WORK INSTRUCTIONS: Extract, exactly as written, each line from the start of the records below to the line containing "(9,4.5) -- (1568,4.5);", both ends included; drop the pictures.

DATA FOR THE TASK:

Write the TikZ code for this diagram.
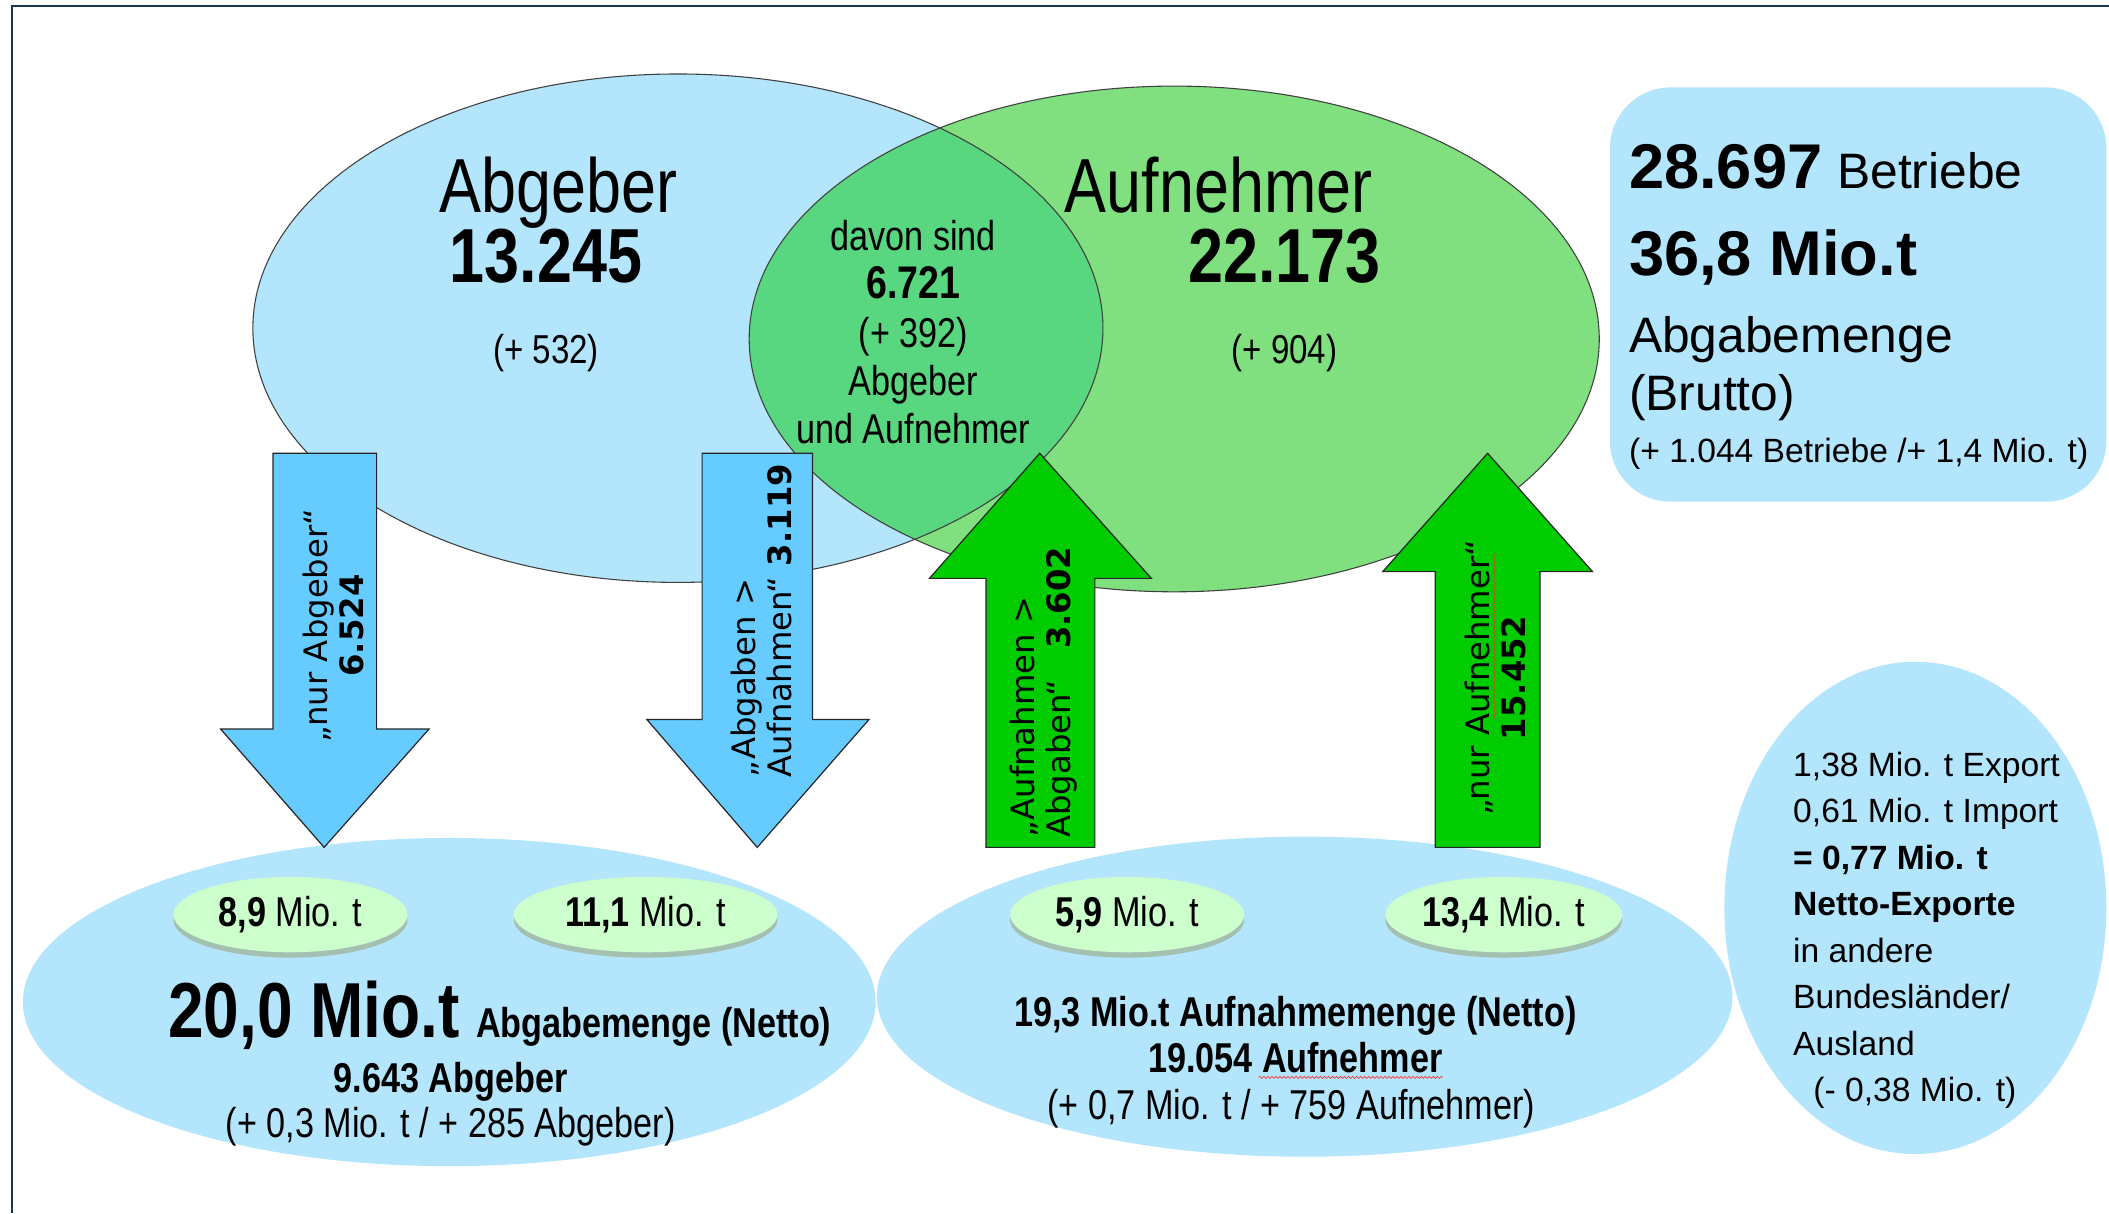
\documentclass[tikz,border=0pt]{standalone}
\usepackage{fontspec}
\setmainfont{Liberation Sans}
\newfontfamily\narrowfont[FakeStretch=0.82]{Liberation Sans}
\newfontfamily\arrowfont{DejaVu Sans}
\usetikzlibrary{shapes.geometric,shadows,decorations.pathmorphing}

\definecolor{cornice}{RGB}{31,53,80}
\definecolor{celeste}{RGB}{179,229,252}
\definecolor{verdeinsieme}{RGB}{128,224,128}
\definecolor{verdelente}{RGB}{88,214,128}
\definecolor{frecciablu}{RGB}{102,204,255}
\definecolor{frecciaverde}{RGB}{0,204,0}
\definecolor{verdechiaro}{RGB}{204,255,204}

\newcommand{\fsz}[2]{\fontsize{#1}{#2}\selectfont}

\begin{document}
\begin{tikzpicture}[x=1pt,y=-1pt]

% stili delle linee e delle frecce
\tikzset{bordo/.style={draw=black!75, line width=0.8pt}}
\tikzset{freccia/.style={fill=#1, draw=black!85, line width=0.9pt}}
\tikzset{ondina/.style={draw=red!80, line width=0.5pt, decorate, decoration={snake, amplitude=0.8pt, segment length=3pt}}}
% stili dei testi
\tikzset{testo/.style={inner sep=0pt, font=\narrowfont\fsz{31}{36}}}
\tikzset{grande/.style={inner sep=0pt, font=\narrowfont\fsz{57}{62}}}
\tikzset{grandeb/.style={inner sep=0pt, font=\narrowfont\bfseries\fsz{57}{62}}}
\tikzset{etichetta/.style={rotate=90, inner sep=0pt, font=\arrowfont\fsz{24}{27}}}
\tikzset{pillola/.style={ellipse, fill=verdechiaro, draw=none, inner sep=0pt,
    minimum height=56pt, font=\narrowfont\fsz{31}{36},
    drop shadow={shadow xshift=0pt, shadow yshift=-4pt, fill=olive!55!gray, opacity=0.4}}}

\useasboundingbox (0,0) rectangle (1568,902);

% cornice
\draw[cornice, line width=1.5pt] (9,902) -- (9,4.5) -- (1568,4.5);

% i due insiemi e la loro intersezione
\fill[celeste] (504,244) ellipse [x radius=316pt, y radius=189pt];
\fill[verdeinsieme] (873,252) ellipse [x radius=316pt, y radius=188pt];
\begin{scope}
\clip (504,244) ellipse [x radius=316pt, y radius=189pt];
\fill[verdelente] (873,252) ellipse [x radius=316pt, y radius=188pt];
\end{scope}
\draw[bordo] (504,244) ellipse [x radius=316pt, y radius=189pt];
\draw[bordo] (873,252) ellipse [x radius=316pt, y radius=188pt];

% riquadro a destra e ellissi in basso
\fill[celeste, rounded corners=45pt] (1197,65) rectangle (1566,373);
\fill[celeste] (334,745) ellipse [x radius=317pt, y radius=122pt];
\fill[celeste] (970,741) ellipse [x radius=318pt, y radius=119pt];
\fill[celeste] (1424,675) ellipse [x radius=142pt, y radius=183pt];

% pillole con le quantita
\node[pillola, minimum width=174pt] (p89) at (216,680) {\textbf{8,9} Mio. t};
\node[pillola, minimum width=196pt] (p111) at (480,680) {\textbf{11,1} Mio. t};
\node[pillola, minimum width=174pt] (p59) at (838,680) {\textbf{5,9} Mio. t};
\node[pillola, minimum width=176pt] (p134) at (1118,680) {\textbf{13,4} Mio. t};

% frecce verso il basso
\draw[freccia=frecciablu] (203,337) -- (280,337) -- (280,542) -- (319,542) -- (241,630) -- (164,542) -- (203,542) -- cycle;
\draw[freccia=frecciablu] (522,337) -- (604,337) -- (604,535) -- (646,535) -- (563,630) -- (481,535) -- (522,535) -- cycle;
% frecce verso l'alto
\draw[freccia=frecciaverde] (733,630) -- (814,630) -- (814,430) -- (856,430) -- (773,337) -- (691,430) -- (733,430) -- cycle;
\draw[freccia=frecciaverde] (1067,630) -- (1145,630) -- (1145,425) -- (1184,425) -- (1106,337) -- (1028,425) -- (1067,425) -- cycle;

% etichette delle frecce
\node[etichetta, align=center] (solabg) at (248,465) {„nur Abgeber“\\\textbf{6.524}};
\node[etichetta, align=left, anchor=west] (abgauf) at (566,578) {„Abgaben >\\Aufnahmen“ \textbf{3.119}};
\node[etichetta, align=left, anchor=west] (aufabg) at (776,623) {„Aufnahmen >\\Abgaben“\ \ \ \textbf{3.602}};
\node[etichetta, align=center] (solauf) at (1112,504) {„nur Aufnehmer“\\\textbf{15.452}};
\draw[ondina] (1111,535) -- (1111,412);

% testi degli insiemi
\node[grande, anchor=base] (abgeber) at (415,158) {Abgeber};
\node[grandeb, anchor=base] (nabgeber) at (406,210) {13.245};
\node[testo, anchor=base, font=\narrowfont\fsz{30}{36}] (dabgeber) at (406,270) {(+ 532)};
\node[grande, anchor=base] (aufnehmer) at (906,158) {Aufnehmer};
\node[grandeb, anchor=base] (naufnehmer) at (955,210) {22.173};
\node[testo, anchor=base, font=\narrowfont\fsz{30}{36}] (daufnehmer) at (955,270) {(+ 904)};
\node[testo, align=center] (davon) at (679,247) {davon sind\\{\bfseries\fsz{34}{36}6.721}\\(+ 392)\\Abgeber\\und Aufnehmer};

% riquadro brutto
\foreach \y/\txt [count=\i] in {140/{{\bfseries\fsz{47}{50}28.697}\hspace{11pt}{\fsz{37}{40}Betriebe}},
    205/{\bfseries\fsz{47}{50}36,8 Mio.t},
    262/{\fsz{37}{40}Abgabemenge},
    305/{\fsz{37}{40}(Brutto)},
    344/{\fsz{25}{30}(+ 1.044 Betriebe /+ 1,4 Mio. t)}}
\node[anchor=base west, inner sep=0pt] (brutto\i) at (1211,\y) {\txt};

% testi netto
\node[testo, anchor=base west] (nettoabg) at (125,771) {{\bfseries\fsz{58}{60}20,0 Mio.t}\hspace{5pt} {\bfseries Abgabemenge (Netto)}};
\node[testo, anchor=base, font=\narrowfont\bfseries\fsz{31}{36}] (numabg) at (335,812) {9.643 Abgeber};
\node[testo, anchor=base] (diffabg) at (335,846) {(+ 0,3 Mio. t / + 285 Abgeber)};
\node[testo, anchor=base, font=\narrowfont\bfseries\fsz{31}{36}] (nettoauf) at (963,763) {19,3 Mio.t Aufnahmemenge (Netto)};
\node[testo, anchor=base, font=\narrowfont\bfseries\fsz{31}{36}] (numauf) at (963,797) {19.054 Aufnehmer};
\node[testo, anchor=base] (diffauf) at (960,832) {(+ 0,7 Mio. t / + 759 Aufnehmer)};
\draw[ondina] ([xshift=-137pt,yshift=-4pt]numauf.base east) -- ([yshift=-4pt]numauf.base east);

% export e import
\foreach \txt [count=\i] in {{1,38 Mio. t Export}, {0,61 Mio. t Import}, {\bfseries = 0,77 Mio. t},
    {\bfseries Netto-Exporte}, {in andere}, {Bundesländer/}, {Ausland}, {\hspace*{15pt}(- 0,38 Mio. t)}}
\node[anchor=base west, inner sep=0pt, font=\fsz{25}{30}] (export\i) at (1333,542.4+34.6*\i) {\txt};

\end{tikzpicture}
\end{document}
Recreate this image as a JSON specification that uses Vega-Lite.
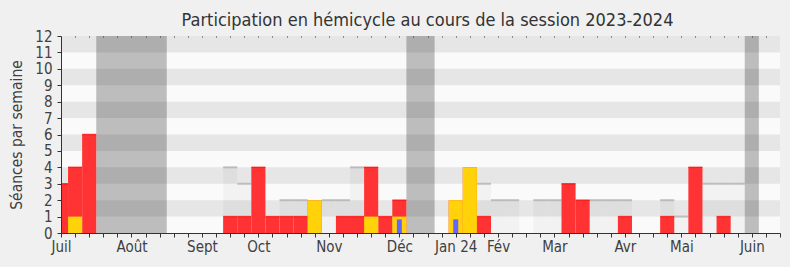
{
  "$schema": "https://vega.github.io/schema/vega-lite/v6.json",
  "width": 719,
  "height": 197,
  "autosize": "none",
  "padding": {"left": 61, "top": 36, "right": 10, "bottom": 34},
  "background": "#f0f0f0",
  "title": {"text": "Participation en hémicycle au cours de la session 2023-2024", "fontSize": 18, "font": "DejaVu Sans Condensed", "fontWeight": "normal", "color": "#333333", "dx": 7, "offset": 8, "dy": 9},
  "config": {
    "view": {"fill": "#fafafa", "stroke": null},
    "axis": {"labelFont": "DejaVu Sans Condensed", "titleFont": "DejaVu Sans Condensed", "labelColor": "#404040", "titleColor": "#404040", "domainColor": "#333333", "tickColor": "#333333", "grid": false, "titleFontWeight": "normal"}
  },
  "resolve": {"axis": {"x": "independent", "y": "independent"}},
  "datasets": {
    "stripes": [{"y0": 1, "y1": 2}, {"y0": 3, "y1": 4}, {"y0": 5, "y1": 6}, {"y0": 7, "y1": 8}, {"y0": 9, "y1": 10}, {"y0": 11, "y1": 12}],
    "vacances": [{"start": 2.5, "end": 7.5}, {"start": 24.5, "end": 26.5}, {"start": 48.5, "end": 49.5}],
    "semaines": [
      {"week": 0, "presence": 3},
      {"week": 1, "presence": 4, "participation": 1},
      {"week": 2, "presence": 6},
      {"week": 12, "presence": 1, "median": 4},
      {"week": 13, "presence": 1, "median": 3},
      {"week": 14, "presence": 4},
      {"week": 15, "presence": 1},
      {"week": 16, "presence": 1, "median": 2},
      {"week": 17, "presence": 1, "median": 2},
      {"week": 18, "presence": 2, "participation": 2},
      {"week": 19, "median": 2},
      {"week": 20, "presence": 1, "median": 2},
      {"week": 21, "presence": 1, "median": 4},
      {"week": 22, "presence": 4, "participation": 1},
      {"week": 23, "presence": 1},
      {"week": 24, "presence": 2, "participation": 1, "questions": 0.83},
      {"week": 28, "presence": 2, "participation": 2, "questions": 0.83},
      {"week": 29, "presence": 4, "participation": 4},
      {"week": 30, "presence": 1, "median": 3},
      {"week": 31, "median": 2},
      {"week": 32, "median": 2},
      {"week": 34, "median": 2},
      {"week": 35, "median": 2},
      {"week": 36, "presence": 3},
      {"week": 37, "presence": 2},
      {"week": 38, "median": 2},
      {"week": 39, "median": 2},
      {"week": 40, "presence": 1, "median": 2},
      {"week": 43, "presence": 1, "median": 2},
      {"week": 44, "median": 1},
      {"week": 45, "presence": 4},
      {"week": 46, "median": 3},
      {"week": 47, "presence": 1, "median": 3},
      {"week": 48, "median": 3}
    ]
  },
  "layer": [
    {
      "data": {"name": "stripes"},
      "mark": {"type": "rect", "color": "#e6e6e6"},
      "encoding": {
        "y": {"field": "y0", "type": "quantitative", "scale": {"domain": [0, 12], "nice": false, "zero": true},
          "axis": {"values": [0,1,2,3,4,5,6,7,8,9,10,11,12], "title": "Séances par semaine", "titleFontSize": 15.5, "labelFontSize": 15, "tickSize": 4, "labelPadding": 5, "titlePadding": 10, "labelOverlap": false, "zindex": 1}},
        "y2": {"field": "y1"}
      }
    },
    {
      "data": {"name": "vacances"},
      "mark": {"type": "rect", "color": "#000000", "opacity": 0.245},
      "encoding": {
        "x": {"field": "start", "type": "quantitative", "scale": {"domain": [0, 51], "nice": false, "zero": false, "padding": 0},
          "axis": {"orient": "bottom", "values": [0,1,2,3,4,5,6,7,8,9,10,11,12,13,14,15,16,17,18,19,20,21,22,23,24,25,26,27,28,29,30,31,32,33,34,35,36,37,38,39,40,41,42,43,44,45,46,47,48,49,50,51],
            "labelExpr": "datum.value==0?'Juil':datum.value==5?'Août':datum.value==10?'Sept':datum.value==14?'Oct':datum.value==19?'Nov':datum.value==24?'Déc':datum.value==28?'Jan 24':datum.value==31?'Fév':datum.value==35?'Mar':datum.value==40?'Avr':datum.value==44?'Mai':datum.value==49?'Juin':''",
            "labelOverlap": false, "labelFlush": false, "labelFontSize": 15, "tickSize": 4, "labelPadding": 2, "title": null, "zindex": 1}},
        "x2": {"field": "end"},
        "y": {"value": 0},
        "y2": {"value": 197}
      }
    },
    {
      "data": {"name": "semaines"},
      "transform": [{"filter": "datum.median > 0"}],
      "mark": {"type": "bar", "size": 14.1, "color": "#000000", "opacity": 0.03},
      "encoding": {
        "x": {"field": "week", "type": "quantitative", "axis": {"orient": "top", "values": [1,2,3,4,5,6,7,8,9,10,11,12,13,14,15,16,17,18,19,20,21,22,23,24,25,26,27,28,29,30,31,32,33,34,35,36,37,38,39,40,41,42,43,44,45,46,47,48,49,50], "labels": false, "domain": false, "tickSize": 1, "offset": -1, "title": null, "zindex": 1}},
        "y": {"field": "median", "type": "quantitative", "axis": null}
      }
    },
    {
      "data": {"name": "semaines"},
      "transform": [{"filter": "datum.median > 0"}],
      "mark": {"type": "tick", "orient": "horizontal", "size": 14.1, "thickness": 2, "color": "#aaaaaa"},
      "encoding": {
        "x": {"field": "week", "type": "quantitative", "axis": null},
        "y": {"field": "median", "type": "quantitative", "axis": null}
      }
    },
    {
      "data": {"name": "semaines"},
      "transform": [{"filter": "datum.presence > 0"}],
      "mark": {"type": "bar", "size": 14.1, "color": "#ff3333", "clip": true},
      "encoding": {
        "x": {"field": "week", "type": "quantitative", "axis": null},
        "y": {"field": "presence", "type": "quantitative", "axis": null}
      }
    },
    {
      "data": {"name": "semaines"},
      "transform": [{"filter": "datum.presence > 0 && datum.presence > (datum.participation || 0)"}],
      "mark": {"type": "tick", "orient": "horizontal", "size": 14.1, "thickness": 1.5, "color": "#ff0000", "clip": true},
      "encoding": {
        "x": {"field": "week", "type": "quantitative", "axis": null},
        "y": {"field": "presence", "type": "quantitative", "axis": null}
      }
    },
    {
      "data": {"name": "semaines"},
      "transform": [{"filter": "datum.participation > 0"}],
      "mark": {"type": "bar", "size": 14.1, "color": "#ffd20a"},
      "encoding": {
        "x": {"field": "week", "type": "quantitative", "axis": null},
        "y": {"field": "participation", "type": "quantitative", "axis": null}
      }
    },
    {
      "data": {"name": "semaines"},
      "transform": [{"filter": "datum.questions > 0"}],
      "mark": {"type": "bar", "size": 5, "color": "#6666ff"},
      "encoding": {
        "x": {"field": "week", "type": "quantitative", "axis": null},
        "y": {"field": "questions", "type": "quantitative", "axis": null}
      }
    }
  ]
}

WORKED SOLUTION:
Write the TikZ code for this diagram.
\documentclass[tikz,border=0pt]{standalone}
\usepackage{fontspec}
\setmainfont{Liberation Sans}
\newfontfamily\narrowfont[FakeStretch=0.82]{Liberation Sans}
\newfontfamily\arrowfont{DejaVu Sans}
\usetikzlibrary{shapes.geometric,shadows,decorations.pathmorphing}

\definecolor{cornice}{RGB}{31,53,80}
\definecolor{celeste}{RGB}{179,229,252}
\definecolor{verdeinsieme}{RGB}{128,224,128}
\definecolor{verdelente}{RGB}{88,214,128}
\definecolor{frecciablu}{RGB}{102,204,255}
\definecolor{frecciaverde}{RGB}{0,204,0}
\definecolor{verdechiaro}{RGB}{204,255,204}

\newcommand{\fsz}[2]{\fontsize{#1}{#2}\selectfont}

\begin{document}
\begin{tikzpicture}[x=1pt,y=-1pt]

% stili delle linee e delle frecce
\tikzset{bordo/.style={draw=black!75, line width=0.8pt}}
\tikzset{freccia/.style={fill=#1, draw=black!85, line width=0.9pt}}
\tikzset{ondina/.style={draw=red!80, line width=0.5pt, decorate, decoration={snake, amplitude=0.8pt, segment length=3pt}}}
% stili dei testi
\tikzset{testo/.style={inner sep=0pt, font=\narrowfont\fsz{31}{36}}}
\tikzset{grande/.style={inner sep=0pt, font=\narrowfont\fsz{57}{62}}}
\tikzset{grandeb/.style={inner sep=0pt, font=\narrowfont\bfseries\fsz{57}{62}}}
\tikzset{etichetta/.style={rotate=90, inner sep=0pt, font=\arrowfont\fsz{24}{27}}}
\tikzset{pillola/.style={ellipse, fill=verdechiaro, draw=none, inner sep=0pt,
    minimum height=56pt, font=\narrowfont\fsz{31}{36},
    drop shadow={shadow xshift=0pt, shadow yshift=-4pt, fill=olive!55!gray, opacity=0.4}}}

\useasboundingbox (0,0) rectangle (1568,902);

% cornice
\draw[cornice, line width=1.5pt] (9,902) -- (9,4.5) -- (1568,4.5);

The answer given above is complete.